Born Muhammad ibn Abdullah, he is said to have been a merchant who traveled widely. Muslims believe that in 610, at about the age of forty, while praying in a cave called Hira near Mecca, he was visited by the Angel Gabriel.
Later, he described the experience (to those close to him), and that the angel had commanded him to memorize and recite the verses sent by God which were later collected as part of the Qur'an. Gabriel told him that God (Allah in Arabic) had chosen him as the last of the prophets to mankind.
He eventually expanded his mission as a prophet, publicly preaching a strict monotheism and warning against a Day of Judgement where all humans shall be held responsible for their deeds. He did not completely reject Judaism and Christianity, two other monotheistic faiths known to the Arabs; rather he said that he had been sent by God in order to complete and perfect their teachings. Many of his neighbors resented his preaching, and persecuted Muhammad and his followers. In 622, he was forced to flee from Mecca and settled in Yathrib (now known as Medina) with his followers, where he was the leader of the first avowedly Muslim community. War between factions in Mecca and Medina followed, in which Muhammad and his followers were eventually victorious.
The military organization honed in this struggle was then set to conquering the other tribes of Arabia. By the time of Muhammad's death, he had unified Arabia, spread Islam throughout the Arab Peninsula, and launched expeditions to the north, towards Syria and Palestine.
Under Muhammad's immediate successors, the Islamic empire expanded into Palestine, Syria, Mesopotamia, Persia, Egypt, North Africa, and Iberia. Later conquests, commercial contact between Muslims and non-Muslims, and missionary activity spread Islam over much of the globe.
The sources available about Muhammad's life are the Qur'an, the sira biographies, and the hadith collections. While the Qur'an is not a biography of Muhammad, it does provide some information about his life. The earliest surviving biographies are the Life of the Apostle of God, by Ibn Ishaq (d. 768), edited by Ibn Hisham (d. 833); and al-Waqidi's (d. 822) biography of Muhammad. Ibn Ishaq wrote his biography some 120 to 130 years after Muhammad's death. The third source, the hadith collections, like the Qur'an, are not a biography per se.

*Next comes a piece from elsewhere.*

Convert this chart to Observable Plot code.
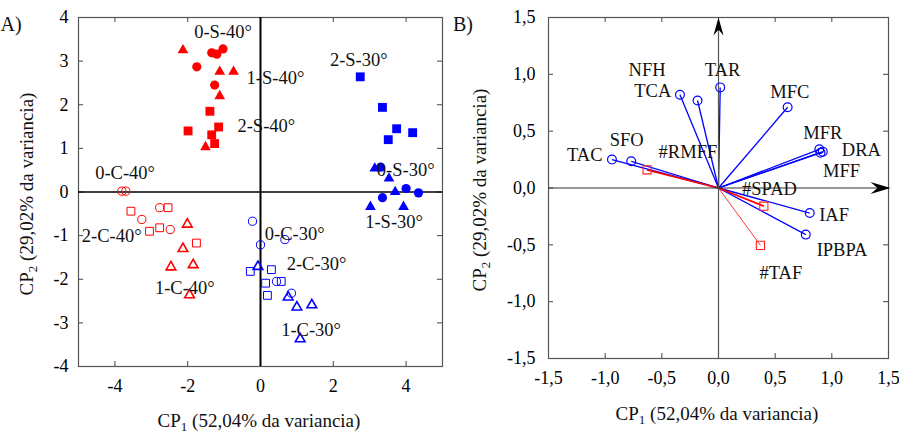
<!DOCTYPE html>
<html><head><meta charset="utf-8">
<script src="https://cdn.jsdelivr.net/npm/d3@7"></script>
<script src="https://cdn.jsdelivr.net/npm/@observablehq/plot@0.6"></script>
<style>
body{margin:0;background:#fff;}
#wrap{position:relative;width:899px;height:437px;overflow:hidden;background:#fff;}
#wrap svg{position:absolute;top:0;}
</style></head><body><div id="wrap"></div>
<script>
// ---------- Panel A: scores ----------
const scoreGroups = ["0-S-40°","1-S-40°","2-S-40°","0-S-30°","1-S-30°","2-S-30°","0-C-40°","1-C-40°","2-C-40°","0-C-30°","1-C-30°","2-C-30°"];
const scoreCP1 = [
  [-1.34,-1.20,-1.03,-1.75,-1.26],
  [-2.13,-1.12,-0.74,-1.12,-1.51],
  [-1.39,-1.99,-1.15,-1.34,-1.26],
  [4.00,4.34,3.35,3.30],
  [3.14,3.53,3.70,3.02,3.93],
  [2.74,3.35,3.74,3.51,4.18],
  [-3.81,-3.70,-3.26,-2.77,-2.48],
  [-2.01,-2.13,-1.85,-2.46,-1.95],
  [-3.56,-2.54,-3.05,-2.77,-1.76],
  [-0.22,0.00,0.67,0.44,0.85],
  [-0.07,0.76,1.00,1.41,1.09],
  [-0.28,0.30,0.14,0.57,0.19]
];
const scoreCP2 = [
  [3.19,3.16,3.28,2.87,2.45],
  [3.25,2.76,2.76,2.20,1.03],
  [1.85,1.40,1.49,1.31,1.11],
  [0.08,-0.02,-0.13,0.57],
  [0.54,0.31,0.00,-0.34,-0.34],
  [2.64,1.94,1.45,1.20,1.36],
  [0.02,0.02,-0.63,-0.36,-0.86],
  [-0.74,-1.30,-1.67,-1.72,-2.36],
  [-0.44,-0.36,-0.90,-0.82,-1.17],
  [-0.67,-1.21,-1.09,-2.05,-2.32],
  [-1.71,-2.41,-2.64,-2.59,-3.37],
  [-1.82,-1.78,-2.09,-2.05,-2.37]
];
const groupLabelCP1 = [-1.03,0.41,0.16,3.99,3.67,2.70,-3.72,-2.08,-4.09,0.94,1.39,1.54];
const groupLabelCP2 = [3.67,2.61,1.51,0.50,-0.69,3.02,0.44,-2.20,-1.02,-0.96,-3.16,-1.65];
const xTicksA = [-4,-2,0,2,4];
const yTicksA = [-4,-3,-2,-1,0,1,2,3,4];

// ---------- Panel B: loadings ----------
const variables = ["TAC","SFO","NFH","TCA","TAR","MFC","MFR","DRA","MFF","IAF","IPBPA","#RMFF","#SPAD","#TAF"];
const loadCP1 = [-0.94,-0.77,-0.185,-0.34,0.015,0.61,0.89,0.92,0.90,0.805,0.77,-0.63,0.40,0.37];
const loadCP2 = [0.25,0.235,0.77,0.82,0.885,0.71,0.34,0.32,0.31,-0.22,-0.41,0.16,-0.16,-0.505];
const varLabelCP1 = [-1.18,-0.81,-0.63,-0.58,0.035,0.63,0.92,1.26,1.085,1.02,1.09,-0.27,0.45,0.55];
const varLabelCP2 = [0.29,0.42,1.04,0.855,1.04,0.846,0.48,0.33,0.15,-0.24,-0.55,0.32,-0.01,-0.75];
const ticksB = [-1.5,-1.0,-0.5,0.0,0.5,1.0,1.5];

const FONT = "Liberation Serif";
const fmtB = d => d.toFixed(1).replace(".", ",");

// rows
const scoreRows = scoreGroups.flatMap((g, i) => scoreCP1[i].map((x, j) => ({group: g, cp1: x, cp2: scoreCP2[i][j]})));
const labelRows = scoreGroups.map((g, i) => ({group: g, cp1: groupLabelCP1[i], cp2: groupLabelCP2[i]}));
const loadRows = variables.map((v, i) => ({name: v, cp1: loadCP1[i], cp2: loadCP2[i], lx: varLabelCP1[i], ly: varLabelCP2[i], sup: v.startsWith("#")}));

// ----- Panel A -----
const HA = 437, WA = 450, mlA = 78, mrA = 8, mtA = 17, mbA = 71;
const innerWA = WA - mlA - mrA, innerHA = HA - mtA - mbA;
const groupMarks = scoreGroups.map(g => {
  const color = g.endsWith("40°") ? "#ff0000" : "#0000ff";
  const filled = g.includes("-S-");
  const dose = g[0];
  const symbol = dose === "0" ? "circle" : dose === "1" ? "triangle" : "square";
  const r = dose === "0" ? (filled ? 4.6 : 4.1) : dose === "1" ? (filled ? 4.0 : 3.6) : (filled ? 5.0 : 4.4);
  return Plot.dot(scoreRows.filter(d => d.group === g), {
    x: "cp1", y: "cp2", symbol, r,
    fill: filled ? color : "none",
    stroke: filled ? "none" : color,
    strokeWidth: dose === "1" ? 1.6 : 1
  });
});

const plotA = Plot.plot({
  width: WA, height: HA,
  marginLeft: mlA, marginRight: mrA, marginTop: mtA, marginBottom: mbA,
  style: {fontFamily: FONT, fontSize: "18px", color: "#000", background: "transparent", overflow: "visible"},
  x: {domain: [-5, 5]},
  y: {domain: [-4, 4]},
  marks: [
    Plot.axisX({ticks: xTicksA, tickSize: 0, tickPadding: 13, label: null, tickFormat: d => String(d), fontSize: 18}),
    Plot.axisY({ticks: yTicksA, tickSize: 0, tickPadding: 10, label: null, tickFormat: d => String(d), fontSize: 18}),
    Plot.ruleX(xTicksA, {x: d => d, insetTop: innerHA - 5, stroke: "#444"}),
    Plot.ruleX(xTicksA, {x: d => d, insetBottom: innerHA - 5, stroke: "#444"}),
    Plot.ruleY(yTicksA, {y: d => d, insetRight: innerWA - 5, stroke: "#444"}),
    Plot.ruleY(yTicksA, {y: d => d, insetLeft: innerWA - 5, stroke: "#444"}),
    Plot.frame({stroke: "#555", strokeWidth: 1.2}),
    Plot.ruleX([0], {stroke: "#000", strokeWidth: 2}),
    Plot.ruleY([0], {stroke: "#000", strokeWidth: 1.6}),
    ...groupMarks,
    Plot.text(labelRows, {x: "cp1", y: "cp2", text: "group", fontSize: 18.5, fill: "#111", textAnchor: "middle", lineAnchor: "middle"})
  ]
});

// ----- Panel B -----
const HB = 437, WB = 449, mlB = 98, mrB = 11, mtB = 17, mbB = 79;
const innerWB = WB - mlB - mrB, innerHB = HB - mtB - mbB;
const arrowUp = {draw(ctx) { ctx.moveTo(0, 0); ctx.lineTo(5, 18); ctx.lineTo(0, 12); ctx.lineTo(-5, 18); ctx.closePath(); }};
const arrowRight = {draw(ctx) { ctx.moveTo(0, 0); ctx.lineTo(-20, -6); ctx.lineTo(-13, 0); ctx.lineTo(-20, 6); ctx.closePath(); }};
const xMaxB = ticksB[ticksB.length - 1], yMaxB = ticksB[ticksB.length - 1];

const plotB = Plot.plot({
  width: WB, height: HB,
  marginLeft: mlB, marginRight: mrB, marginTop: mtB, marginBottom: mbB,
  style: {fontFamily: FONT, fontSize: "18px", color: "#000", background: "transparent", overflow: "visible"},
  x: {domain: [-1.5, 1.5]},
  y: {domain: [-1.5, 1.5]},
  marks: [
    Plot.axisX({ticks: ticksB, tickSize: 0, tickPadding: 13, label: null, tickFormat: fmtB, fontSize: 18}),
    Plot.axisY({ticks: ticksB, tickSize: 0, tickPadding: 13, label: null, tickFormat: fmtB, fontSize: 18}),
    Plot.ruleX(ticksB, {x: d => d, insetTop: innerHB - 5, stroke: "#444"}),
    Plot.ruleX(ticksB, {x: d => d, insetBottom: innerHB - 5, stroke: "#444"}),
    Plot.ruleY(ticksB, {y: d => d, insetRight: innerWB - 5, stroke: "#444"}),
    Plot.ruleY(ticksB, {y: d => d, insetLeft: innerWB - 5, stroke: "#444"}),
    Plot.frame({stroke: "#555", strokeWidth: 1.2}),
    Plot.link(loadRows.filter(d => !d.sup), {x1: 0, y1: 0, x2: "cp1", y2: "cp2", stroke: "#0000ff", strokeWidth: 1.3}),
    Plot.link(loadRows.filter(d => d.sup), {x1: 0, y1: 0, x2: "cp1", y2: "cp2", stroke: "#ff0000", strokeWidth: d => d.name === "#TAF" ? 0.8 : 1.8}),
    Plot.ruleX([0], {stroke: "#555", strokeWidth: 1.2, insetTop: 4}),
    Plot.ruleY([0], {stroke: "#333", strokeWidth: 1.2, insetRight: 4}),
    Plot.dot([{x: 0, y: yMaxB}], {x: "x", y: "y", symbol: arrowUp, fill: "#000", stroke: "none"}),
    Plot.dot([{x: xMaxB, y: 0}], {x: "x", y: "y", symbol: arrowRight, fill: "#000", stroke: "none", dx: 2}),
    Plot.dot(loadRows.filter(d => !d.sup), {x: "cp1", y: "cp2", r: 4.4, stroke: "#0000ff", fill: "none", strokeWidth: 1.2}),
    Plot.dot(loadRows.filter(d => d.sup), {x: "cp1", y: "cp2", symbol: "square", r: 4.6, stroke: "#ff2020", fill: "none", strokeWidth: 1.1}),
    Plot.text(loadRows, {x: "lx", y: "ly", text: "name", fontSize: 18.5, fill: "#111", textAnchor: "middle", lineAnchor: "middle"})
  ]
});

// titles with subscripts
function addTitles(svgNode, opts) {
  const svg = d3.select(svgNode);
  const tx = svg.append("text").attr("x", opts.xx).attr("y", opts.xy).attr("text-anchor", "middle")
    .attr("font-family", FONT).attr("font-size", 19).attr("fill", "#111");
  tx.append("tspan").text("CP");
  tx.append("tspan").attr("dy", 4).attr("font-size", 13).text("1");
  tx.append("tspan").attr("dy", -4).text(" (52,04% da variancia)");
  const ty = svg.append("text").attr("transform", `translate(${opts.yx},${opts.yy}) rotate(-90)`).attr("text-anchor", "middle")
    .attr("font-family", FONT).attr("font-size", 19).attr("fill", "#111");
  ty.append("tspan").text("CP");
  ty.append("tspan").attr("dy", 4).attr("font-size", 13).text("2");
  ty.append("tspan").attr("dy", -4).text(" (29,02% da variancia)");
  svg.append("text").attr("x", opts.px).attr("y", 31).attr("font-family", FONT).attr("font-size", 20).attr("fill", "#111").text(opts.panel);
}
addTitles(plotA, {xx: 259, xy: 427, yx: 33, yy: 194, px: 11, panel: "A)"});
addTitles(plotB, {xx: 267, xy: 420, yx: 36, yy: 190, px: 13, panel: "B)"});

const wrap = document.getElementById("wrap");
plotA.style.left = "0px";
plotB.style.left = "450px";
wrap.appendChild(plotA);
wrap.appendChild(plotB);
</script>
</body></html>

In both the Sunni and Shia belief, they are the accounts of the verbal and physical traditions of Muhammad.
Some skeptical scholars (Wansbrough, Cook, Crone, and others) have raised doubts about the reliability of these sources, especially the hadith collections. They argue that by the time the oral traditions were being collected, the Muslim community had fractured into rival sects and schools of thought. Each sect and school had its own sometimes conflicting traditions of what Muhammad and his companions had done and said.
Traditions multiplied, and Muslim scholars made a strenuous effort to weed out what they felt were spurious stories.
Traditionalists rely on their efforts while the skeptics feel that the question must be revisited.